The theme for the summit was “Embracing Paths to Success.” Key to that success is increasing educational attainment and economic development in Native American communities, Utah Lt. Gov. Spencer Cox said.
“When we look at educational attainment in the state of Utah, we’re doing very well. But with our Native American students, we’re still lagging behind,” Cox said.
Native American or otherwise, Cox said students in Utah need to take advantage of the many educational opportunities around them.
“There are more opportunities available to (students) now than ever before, but it takes some initiative,” Cox said. “Put down the phone, put down the video game and look for opportunities … just jump in.”
The economic development among Native American communities and families was also a focus of the summit. Cox said he desires to ensure all Native Americans “have the same opportunities that everyone else does to achieve the American dream.”

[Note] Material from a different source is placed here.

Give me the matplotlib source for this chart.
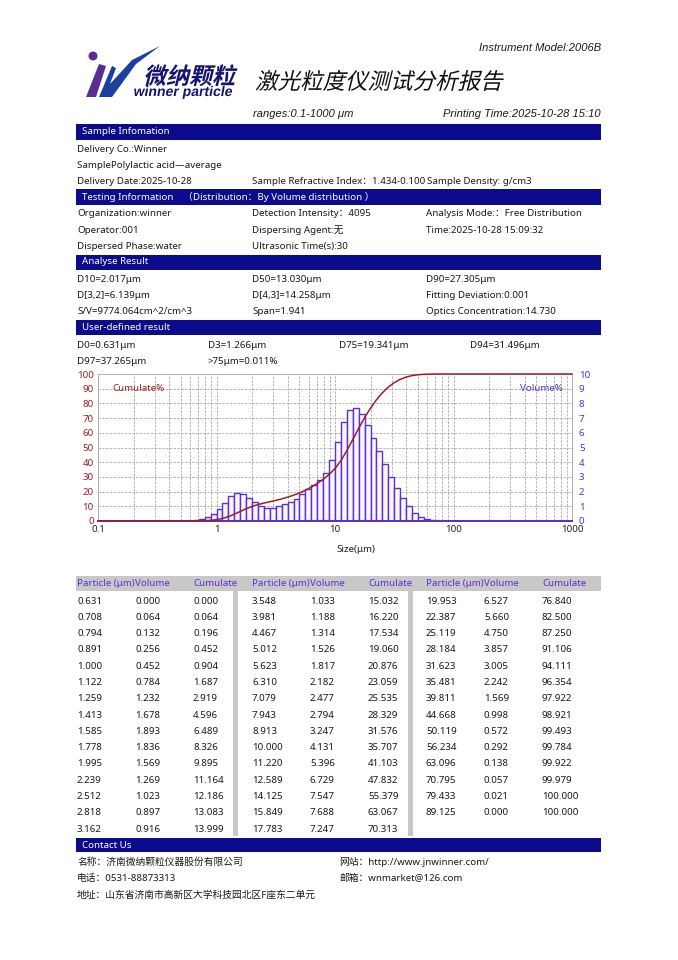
import numpy as np
import matplotlib
matplotlib.use('Agg')
import matplotlib.pyplot as plt
from matplotlib.patches import Rectangle, Polygon, Circle, PathPatch
from matplotlib.textpath import TextPath
from matplotlib.font_manager import FontProperties
from matplotlib.transforms import Affine2D
from matplotlib.ticker import MultipleLocator, LogLocator, FixedLocator, NullFormatter

# ---- data ----
sizes = [0.631, 0.708, 0.794, 0.891, 1.000, 1.122, 1.259, 1.413, 1.585, 1.778,
         1.995, 2.239, 2.512, 2.818, 3.162, 3.548, 3.981, 4.467, 5.012, 5.623,
         6.310, 7.079, 7.943, 8.913, 10.000, 11.220, 12.589, 14.125, 15.849, 17.783,
         19.953, 22.387, 25.119, 28.184, 31.623, 35.481, 39.811, 44.668, 50.119, 56.234,
         63.096, 70.795, 79.433, 89.125]
volume = [0.000, 0.064, 0.132, 0.256, 0.452, 0.784, 1.232, 1.678, 1.893, 1.836,
          1.569, 1.269, 1.023, 0.897, 0.916, 1.033, 1.188, 1.314, 1.526, 1.817,
          2.182, 2.477, 2.794, 3.247, 4.131, 5.396, 6.729, 7.547, 7.688, 7.247,
          6.527, 5.660, 4.750, 3.857, 3.005, 2.242, 1.569, 0.998, 0.572, 0.292,
          0.138, 0.057, 0.021, 0.000]
cumulate = [0.000, 0.064, 0.196, 0.452, 0.904, 1.687, 2.919, 4.596, 6.489, 8.326,
            9.895, 11.164, 12.186, 13.083, 13.999, 15.032, 16.220, 17.534, 19.060, 20.876,
            23.059, 25.535, 28.329, 31.576, 35.707, 41.103, 47.832, 55.379, 63.067, 70.313,
            76.840, 82.500, 87.250, 91.106, 94.111, 96.354, 97.922, 98.921, 99.493, 99.784,
            99.922, 99.979, 100.000, 100.000]
size_range = (0.1, 1000)
x_ticks = [0.1, 1, 10, 100, 1000]
x_tick_labels = ['0.1', '1', '10', '100', '1000']

sample_rows = [
    [('Delivery Co.:Winner', 77)],
    [('SamplePolylactic acid—average', 77)],
    [('Delivery Date:2025-10-28', 77), ('Sample Refractive Index：1.434-0.100', 252), ('Sample Density: g/cm3', 427)],
]
testing_rows = [
    [('Organization:winner', 77), ('Detection Intensity：4095', 252), ('Analysis Mode:：Free Distribution', 426)],
    [('Operator:001', 77), ('Dispersing Agent:无', 252), ('Time:2025-10-28 15:09:32', 426)],
    [('Dispersed Phase:water', 77), ('Ultrasonic Time(s):30', 252)],
]
result_rows = [
    [('D10=2.017μm', 77), ('D50=13.030μm', 252), ('D90=27.305μm', 426)],
    [('D[3,2]=6.139μm', 77), ('D[4,3]=14.258μm', 252), ('Fitting Deviation:0.001', 426)],
    [('S/V=9774.064cm^2/cm^3', 77), ('Span=1.941', 252), ('Optics Concentration:14.730', 426)],
]
user_rows = [
    [('D0=0.631μm', 77), ('D3=1.266μm', 208), ('D75=19.341μm', 339), ('D94=31.496μm', 470)],
    [('D97=37.265μm', 77), ('>75μm=0.011%', 208)],
]
contact_rows = [
    [('名称：济南微纳颗粒仪器股份有限公司', 77), ('网站：http://www.jnwinner.com/', 339)],
    [('电话：0531-88873313', 77), ('邮箱：wnmarket@126.com', 339)],
    [('地址：山东省济南市高新区大学科技园北区F座东二单元', 77)],
]

W, H = 678, 960
NAVY = '#0b0b8c'
RED = '#a01e1e'
PURPLE = '#5b2fd6'
GRID = '#a8a8a8'
FONT = ['Noto Sans', 'Noto Sans CJK SC', 'DejaVu Sans']
plt.rcParams['font.family'] = FONT
plt.rcParams['font.size'] = 7

fig = plt.figure(figsize=(W / 100, H / 100), dpi=100)
fig.patch.set_facecolor('white')


def T(x, y, s, **kw):
    kw.setdefault('va', 'center')
    kw.setdefault('color', '#1a1a1a')
    fig.text(x / W, 1 - y / H, s, **kw)


def band(y0, y1, color=NAVY, x0=76, x1=601):
    fig.patches.append(Rectangle((x0 / W, 1 - y1 / H), (x1 - x0) / W, (y1 - y0) / H,
                                 transform=fig.transFigure, color=color, lw=0, zorder=0))


def slanted(x, y, s, size, color, weight='normal', family='Noto Sans CJK SC', skew=14):
    tp = TextPath((0, 0), s, size=size, prop=FontProperties(family=family, weight=weight))
    tr = Affine2D().skew_deg(skew, 0).scale(1 / 100).translate(x / 100, (H - y) / 100) + fig.dpi_scale_trans
    fig.patches.append(PathPatch(tp, transform=tr, color=color, lw=0))


def rows(y_start, data, step=16.3):
    for i, row in enumerate(data):
        for s, x in row:
            T(x, y_start + i * step, s)


# ---- header ----
T(601, 48, 'Instrument Model:2006B', ha='right', family='Liberation Sans', style='italic', fontsize=8)
# logo marks
logo_tr = fig.dpi_scale_trans
def lp(pts):
    return [(px / 100, (H - py) / 100) for px, py in pts]
fig.patches.append(Polygon(lp([(86, 97), (99, 64), (106, 66), (96, 97)]), closed=True,
                           transform=logo_tr, color='#5a2d91', lw=0))
fig.patches.append(Circle((93 / 100, (H - 56) / 100), 0.045, transform=logo_tr, color='#5a2d91', lw=0))
fig.patches.append(Polygon(lp([(99, 97), (112, 66), (116, 68), (110, 84), (132, 60), (160, 46),
                               (136, 64), (112, 97)]), closed=True, transform=logo_tr, color='#1d3f9e', lw=0))
slanted(143, 84, '微纳颗粒', 23, '#15156e', weight='bold')
slanted(133, 96, 'winner particle', 14, '#15156e', weight='bold', family='Liberation Sans', skew=10)
slanted(255, 89, '激光粒度仪测试分析报告', 22.5, '#111111', weight='normal')
T(253, 114, 'ranges:0.1-1000 μm', family='Liberation Sans', style='italic', fontsize=8)
T(601, 114, 'Printing Time:2025-10-28 15:10', ha='right', family='Liberation Sans', style='italic', fontsize=8)

# ---- info sections ----
band(124, 140)
T(82, 132, 'Sample Infomation', color='white')
rows(149, sample_rows)
band(189, 205)
T(82, 197, 'Testing Information　（Distribution：By Volume distribution ）', color='white')
rows(214, testing_rows)
band(255, 270)
T(82, 262, 'Analyse Result', color='white')
rows(279, result_rows)
band(320, 335)
T(82, 327, 'User-defined result', color='white')
rows(345, user_rows)

# ---- chart: volume bars on the base axes (right scale), cumulate curve on the twin (left scale) ----
ax = fig.add_axes([98 / W, 1 - 521 / H, 474 / W, 147 / H])
ax2 = ax.twinx()

sz = np.array(sizes)
ax.bar(sz[:-1], volume[1:], width=np.diff(sz), align='edge',
       facecolor='#f8f6ff', edgecolor=PURPLE, linewidth=1.0, zorder=2)
ax.set_axisbelow(True)
ax.set_xscale('log')
ax.set_xlim(*size_range)
ax.set_ylim(0, 10)
ax.xaxis.set_major_locator(FixedLocator(x_ticks))
ax.set_xticklabels(x_tick_labels)
ax.xaxis.set_minor_locator(LogLocator(base=10, subs=np.arange(2, 10)))
ax.xaxis.set_minor_formatter(NullFormatter())
ax.yaxis.set_major_locator(MultipleLocator(1))
ax.grid(True, which='both', axis='x', color=GRID, linestyle=(0, (3, 1.5)), linewidth=0.6)
ax.grid(True, which='major', axis='y', color=GRID, linestyle=(0, (3, 1.5)), linewidth=0.6)
ax.yaxis.tick_right()
ax.tick_params(axis='both', which='both', length=0, labelsize=7)
ax.tick_params(axis='x', colors='#222222', pad=3)
ax.tick_params(axis='y', colors=PURPLE, pad=5)

cx = [size_range[0]] + sizes + [size_range[1]]
cy = [cumulate[0]] + cumulate + [cumulate[-1]]
ax2.plot(cx, cy, color=RED, linewidth=1.1, zorder=3, clip_on=False)
ax2.set_ylim(0, 100)
ax2.yaxis.set_major_locator(MultipleLocator(10))
ax2.yaxis.tick_left()
ax2.tick_params(axis='y', length=0, labelsize=7, colors=RED, pad=3)

for a in (ax, ax2):
    for side in ('top', 'left', 'right'):
        a.spines[side].set_color('#b0b0b0')
        a.spines[side].set_linewidth(0.6)
    a.spines['bottom'].set_color(PURPLE)
    a.spines['bottom'].set_linewidth(1.4)
ax2.text(0.03, 0.9, 'Cumulate%', transform=ax2.transAxes, color=RED, fontsize=7, va='center')
ax2.text(0.98, 0.9, 'Volume%', transform=ax2.transAxes, color=PURPLE, fontsize=7, va='center', ha='right')
T(336, 550, 'Size(μm)')

# ---- data table ----
band(576, 591, color='#c8c8c8')
band(591, 836, color='#c8c8c8', x0=233, x1=238)
band(591, 836, color='#c8c8c8', x0=408, x1=413)
col_x = [77, 252, 426]
per_col = 15
for g, gx in enumerate(col_x):
    T(gx, 584, 'Particle (μm)', color=PURPLE)
    T(gx + 58, 584, 'Volume', color=PURPLE)
    T(gx + 116, 584, 'Cumulate', color=PURPLE)
    for r in range(per_col):
        i = g * per_col + r
        if i >= len(sizes):
            break
        y = 601 + r * 16.3
        T(gx, y, f'{sizes[i]:.3f}')
        T(gx + 58, y, f'{volume[i]:.3f}')
        T(gx + 116, y, f'{cumulate[i]:.3f}')

# ---- contact ----
band(838, 852)
T(82, 845, 'Contact Us', color='white')
rows(862, contact_rows)

fig.savefig('out.png', dpi=100)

Cox said he wants Utahns to discover the rich history of Native Americans in Utah and the major role they’ve played in the state’s development.
“Sometimes too many of us think the history of Utah started in 1847, and it didn’t,” Cox said.
Tami Borchardt Slayton, resident of Enoch, Utah and chairperson of the Paiute Indian Tribe, said she desires the state of Utah recognizes Native American tribes as sovereign nations. While Slayton supports the summit, she wonders about its ability to enact lasting change.
“(The summit) is a good thing … but these are the same issues that have been going on for years. It’s just follow through at this point,” Slayton said.
Carl Moore, founding member and chairman of PANDOS (Peaceful Advocates for Native Dialogue and Organizing Support) — a Utah-based Native American rights organization — presented at one of the summit’s 20 sessions. Moore discussed Native issues, highlighted the importance of peace and unity and suggested ways to support marginalized communities.
“The privileged class needs to start sacrificing,” Moore said. “All of us benefit from the exploitation of land. Start taking action to defend Native American rights … This is Native land and it’s always going to be Native land.”
The main goal of the summit was to establish mutual trust to better support Utah Natives now and in the future, Cox said.
“We’re findings that our goals … (are) actually much more aligned than previously thought,” Cox said. “While there are some disagreements, they’re fairly small — but not insignificant. We’re going to continue to work through those.”
Utah Valley University hosted the 12th annual conference where 20 sessions focused on Native American activism, communities, families and schooling. Native American youth attended a simultaneous conference. Eight sovereign tribes in Utah participated in this year’s summit.